The discovery of the volcano is actually nothing new. William Sager, a professor in the Department of Earth and Atmospheric Sciences at UH, first began studying the volcano about 20 years ago at Texas A&M’s College of Geosciences. However, until now, it was not known whether Tamu Massif was a single volcano, or a composite of many eruption points.

But by integrating several sources of evidence, including core samples and data collected on board the JOIDES Resolution research vessel, the researchers have confirmed that the mass of basalt that constitutes Tamu Massif did indeed erupt from a single source near the center.

“Tamu Massif is the biggest single shield volcano ever discovered on Earth,” Sager said. “There may be larger volcanoes, because there are bigger igneous features out there such as the Ontong Java Plateau, but we don’t know if these features are one volcano or complexes of volcanoes.”

3D plot of the topography of Tamu Masif. Image courtesy
3D plot of the topography of Tamu Masif. Image courtesy University of Houston

The Tamu Massif is located about 1,000 miles east of Japan in the so-called Shatsky Rise, an underwater mountain range that is said to have formed 130 to 145 million years ago by the eruption of several underwater volcanoes.

Tamu Massif stands out among underwater volcanoes not just for its size, but also its shape.

“It’s not high, but very wide, so the flank slopes are very gradual,” Sager said. “In fact, if you were standing on its flank, you would have trouble telling which way is downhill. We know that it is a single immense volcano constructed from massive lava flows that emanated from the center of the volcano to form a broad, shield-like shape. Before now, we didn’t know this because oceanic plateaus are huge features hidden beneath the sea. They have found a good place to hide.”

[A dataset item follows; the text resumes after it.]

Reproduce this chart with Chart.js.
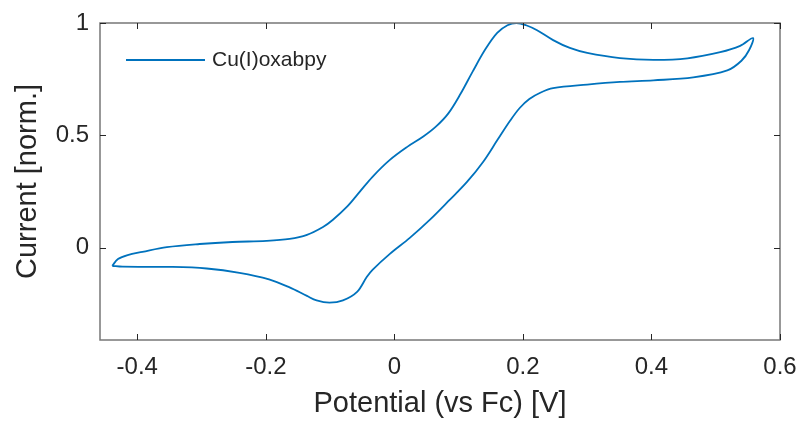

Its top lies about 6,500 feet below the ocean surface, while much of its base is believed to be in waters that are almost four miles deep.

“It’s shape is different from any other sub-marine volcano found on Earth, and it’s very possible it can give us some clues about how massive volcanoes can form,” Sager said. “An immense amount of magma came from the center, and this magma had to have come from the Earth’s mantle. So this is important information for geologists trying to understand how the Earth’s interior works.”

Not to worry however… the volcano has been extinct for millions of years, the researchers say.

The project was funded by the National Science Foundation, both through direct grants and through its Integrated Ocean Drilling Program, an international research program dedicated to advancing scientific understanding of the Earth through drilling, coring and monitoring the subsea floor.